The latest discovery is called Phoenix, and is tracked as CVE-2025-6202. It was given a severity score of 7.1/10 (high), and successfully bypasses all known mitigations on chips built by South Korean semiconductor manufacturer SK Hynix.
“We have proven that reliably triggering RowHammer bit flips on DDR5 devices from SK Hynix is possible on a larger scale,” ETH Zürich said. “We also proved that on-die ECC does not stop RowHammer, and RowHammer end-to-end attacks are still possible with DDR5.”
The researchers are claiming they can trigger privilege escalation and gain root access on a DDR5 system with default settings in less than two minutes. Practical use includes stealing RSA-2048 keys of a co-located virtual machine, thus breaking SSH authentication. A separate scenario includes using the sudo binary to escalate local privileges to the root user.
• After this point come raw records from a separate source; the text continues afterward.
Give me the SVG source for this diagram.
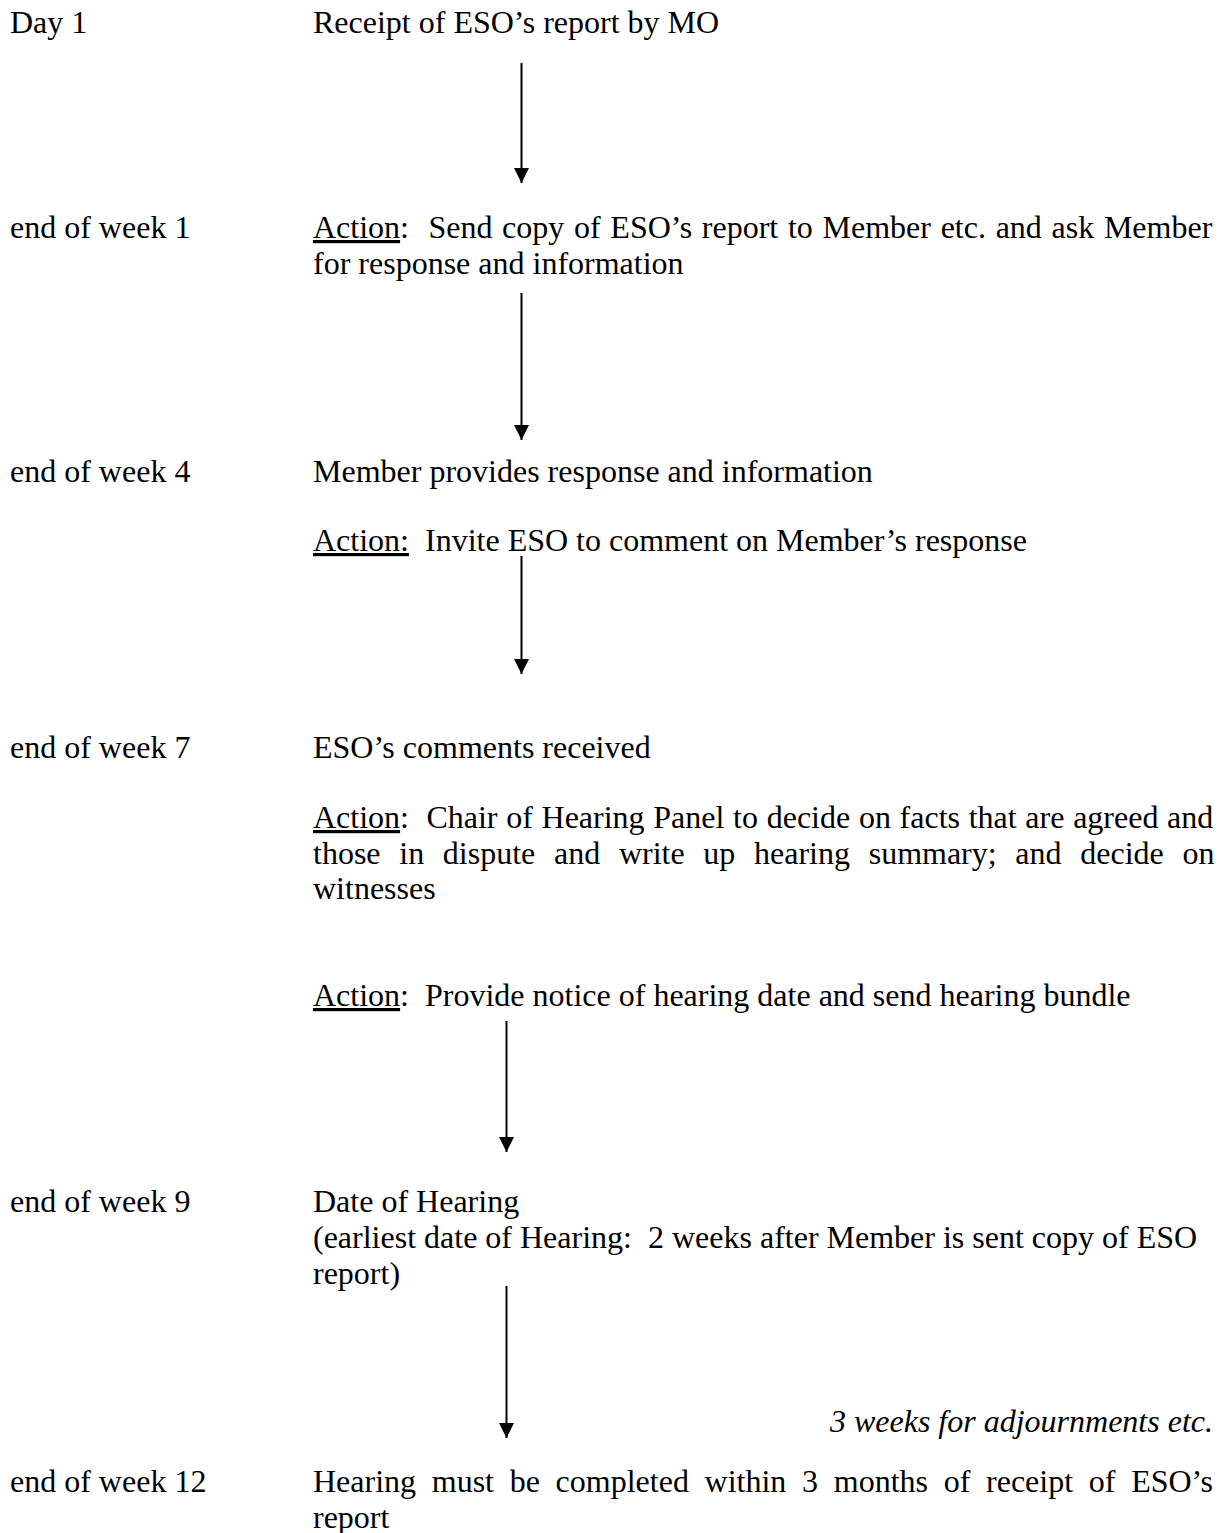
<svg xmlns="http://www.w3.org/2000/svg" width="1225" height="1533" viewBox="0 0 1225 1533">
  <style>
    text { font-family: "Liberation Serif", "Times New Roman", serif; font-size: 32px; fill: #000; white-space: pre; }
    .it { font-style: italic; }
    .u { text-decoration: underline; }
    .conn line { stroke: #000; stroke-width: 2; fill: none; }
  </style>
  <defs>
    <marker id="ah" viewBox="0 0 15 15" refX="15" refY="7.5" markerWidth="15" markerHeight="15" markerUnits="userSpaceOnUse" orient="auto">
      <path d="M0,0 L15,7.5 L0,15 z" fill="#000"/>
    </marker>
  </defs>
  <rect x="0" y="0" width="1225" height="1533" fill="#fff"/>

  <g id="step-day1">
    <text x="10" y="33">Day 1</text>
    <text x="313" y="33">Receipt of ESO’s report by MO</text>
  </g>

  <g id="step-week1">
    <text x="10" y="238">end of week 1</text>
    <text x="313" y="238" word-spacing="1.7"><tspan class="u">Action</tspan>:  Send copy of ESO’s report to Member etc. and ask Member</text>
    <text x="313" y="274">for response and information</text>
  </g>

  <g id="step-week4">
    <text x="10" y="482">end of week 4</text>
    <text x="313" y="482">Member provides response and information</text>
    <text x="313" y="551"><tspan class="u">Action:</tspan>  Invite ESO to comment on Member’s response</text>
  </g>

  <g id="step-week7">
    <text x="10" y="758">end of week 7</text>
    <text x="313" y="758">ESO’s comments received</text>
    <text x="313" y="828" word-spacing="0.7"><tspan class="u">Action</tspan>:  Chair of Hearing Panel to decide on facts that are agreed and</text>
    <text x="313" y="864" word-spacing="10.7">those in dispute and write up hearing summary; and decide on</text>
    <text x="313" y="899">witnesses</text>
    <text x="313" y="1006"><tspan class="u">Action</tspan>:  Provide notice of hearing date and send hearing bundle</text>
  </g>

  <g id="step-week9">
    <text x="10" y="1212">end of week 9</text>
    <text x="313" y="1212">Date of Hearing</text>
    <text x="313" y="1248">(earliest date of Hearing:  2 weeks after Member is sent copy of ESO</text>
    <text x="313" y="1284">report)</text>
  </g>

  <g id="note-adjournments">
    <text class="it" x="1213" y="1432" text-anchor="end">3 weeks for adjournments etc.</text>
  </g>

  <g id="step-week12">
    <text x="10" y="1492">end of week 12</text>
    <text x="313" y="1492" word-spacing="7.7">Hearing must be completed within 3 months of receipt of ESO’s</text>
    <text x="313" y="1528">report</text>
  </g>

  <g id="connectors" class="conn">
    <line x1="521.5" y1="63" x2="521.5" y2="183" marker-end="url(#ah)"/>
    <line x1="521.5" y1="293" x2="521.5" y2="440" marker-end="url(#ah)"/>
    <line x1="521.5" y1="556" x2="521.5" y2="674" marker-end="url(#ah)"/>
    <line x1="506.5" y1="1021" x2="506.5" y2="1152" marker-end="url(#ah)"/>
    <line x1="506.5" y1="1286" x2="506.5" y2="1438" marker-end="url(#ah)"/>
  </g>
</svg>
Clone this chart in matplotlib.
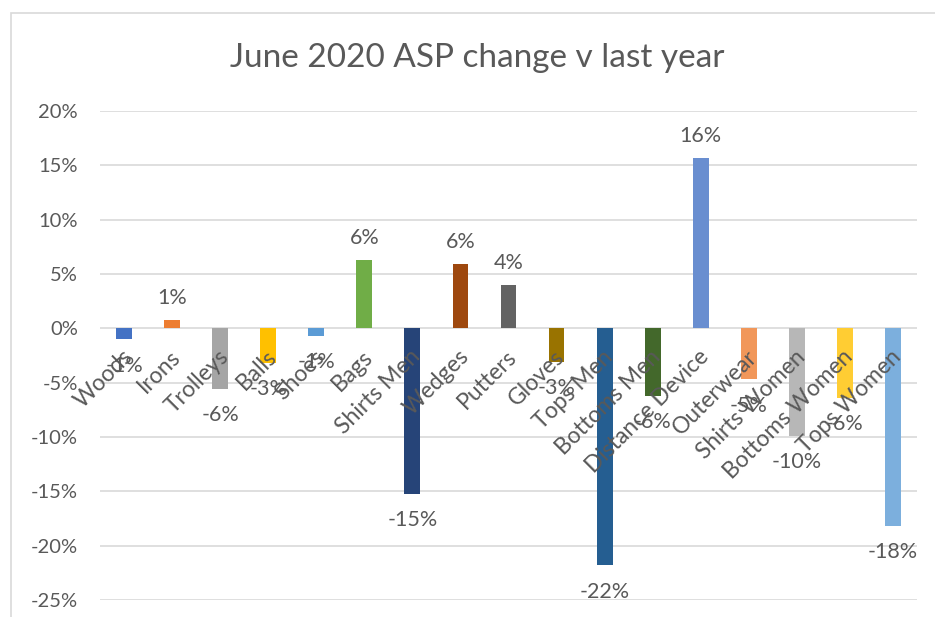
import matplotlib.pyplot as plt
from matplotlib.patches import Rectangle

categories = ["Woods", "Irons", "Trolleys", "Balls", "Shoes", "Bags", "Shirts Men",
              "Wedges", "Putters", "Gloves", "Tops Men", "Bottoms Men",
              "Distance Device", "Outerwear", "Shirts Women", "Bottoms Women",
              "Tops Women"]
values = [-1.0, 0.8, -5.6, -3.2, -0.7, 6.3, -15.2, 5.9, 4.0, -3.1, -21.8, -6.2,
          15.7, -4.7, -9.9, -6.4, -18.2]
colors = ["#4472C4", "#ED7D31", "#A5A5A5", "#FFC000", "#5B9BD5", "#70AD47",
          "#264478", "#9E480E", "#636363", "#997300", "#255E91", "#43682B",
          "#698ED0", "#F1975A", "#B7B7B7", "#FFCD33", "#7CAFDD"]
yticks = [20, 15, 10, 5, 0, -5, -10, -15, -20, -25]

plt.rcParams['font.family'] = ['Lato', 'DejaVu Sans']
txt = "#595959"

fig = plt.figure(figsize=(9.35, 6.17), dpi=100)
fig.patches.append(Rectangle((11 / 935, -0.1), 1.2, (617 - 13) / 617 + 0.1,
                             transform=fig.transFigure, fill=False,
                             edgecolor="#D9D9D9", linewidth=1.2))
ax = fig.add_axes([100 / 935, (617 - 600) / 617, 817 / 935, 489 / 617])

x = range(len(categories))
ax.bar(x, values, width=0.33, color=colors, zorder=3)
ax.set_xlim(-0.5, len(categories) - 0.5)
ax.set_ylim(-25, 20)
ax.set_yticks(yticks)
ax.set_yticklabels([f"{t}%" for t in yticks])
ax.yaxis.grid(True, color="#D9D9D9", linewidth=1.2, zorder=0)
ax.set_xticks([])
for s in ax.spines.values():
    s.set_visible(False)
ax.tick_params(axis='y', length=0, labelsize=14.5, labelcolor=txt, pad=16)

for i, (c, v) in enumerate(zip(categories, values)):
    ax.text(i + 0.1, -2.3, c, rotation=45, rotation_mode='anchor',
            ha='right', va='center', fontsize=16.5, color=txt, zorder=4)
    if v >= 0:
        ax.text(i, v + 1.1, f"{round(v):.0f}%", ha='center', va='bottom',
                fontsize=15.5, color=txt, zorder=4)
    else:
        ax.text(i, v - 1.5, f"{round(v):.0f}%", ha='center', va='top',
                fontsize=15.5, color=txt, zorder=4)

fig.text(477 / 935, 1 - 58 / 617, "June 2020 ASP change v last year",
         ha='center', va='center', fontsize=24, color=txt)

fig.savefig("out.png", dpi=100)
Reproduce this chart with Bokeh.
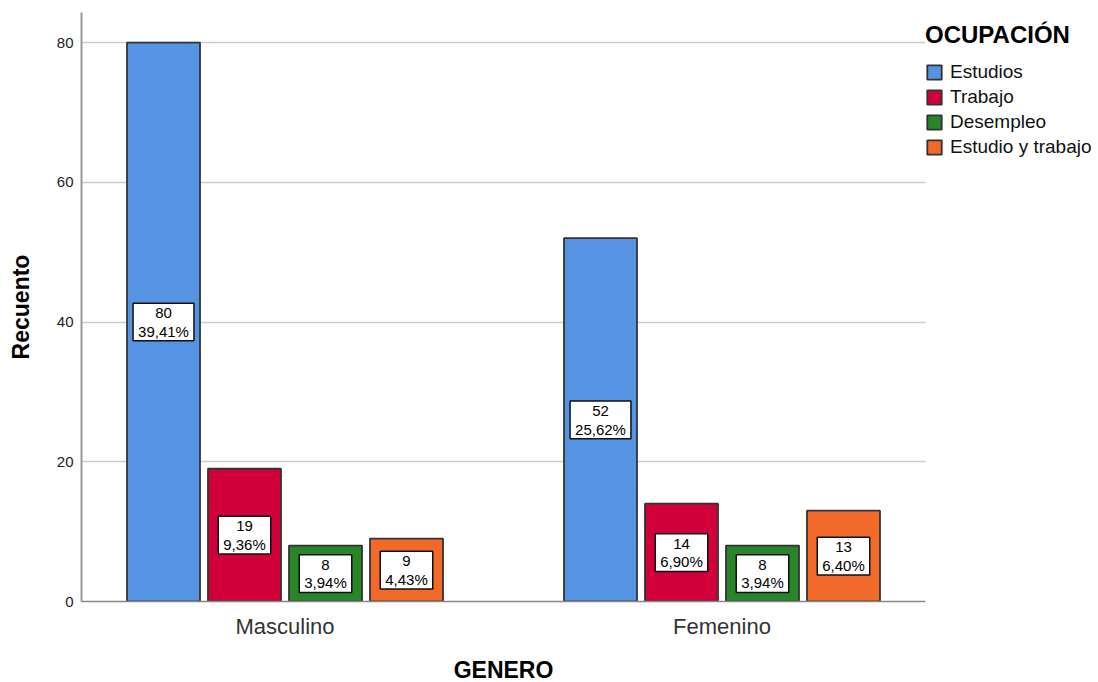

“As DRAM devices in the wild cannot be updated, they will remain vulnerable for many years,” the analysts said in the paper. “We recommend increasing the refresh rate to 3x, which stopped Phoenix from triggering bit flips on our test systems.” In this context, it is perhaps worth mentioning that after RowHammer was first disclosed in 2014, vendors like Intel and DRAM manufacturers introduced increased refresh rates and target row refresh (TRR) mechanisms as mitigation measures.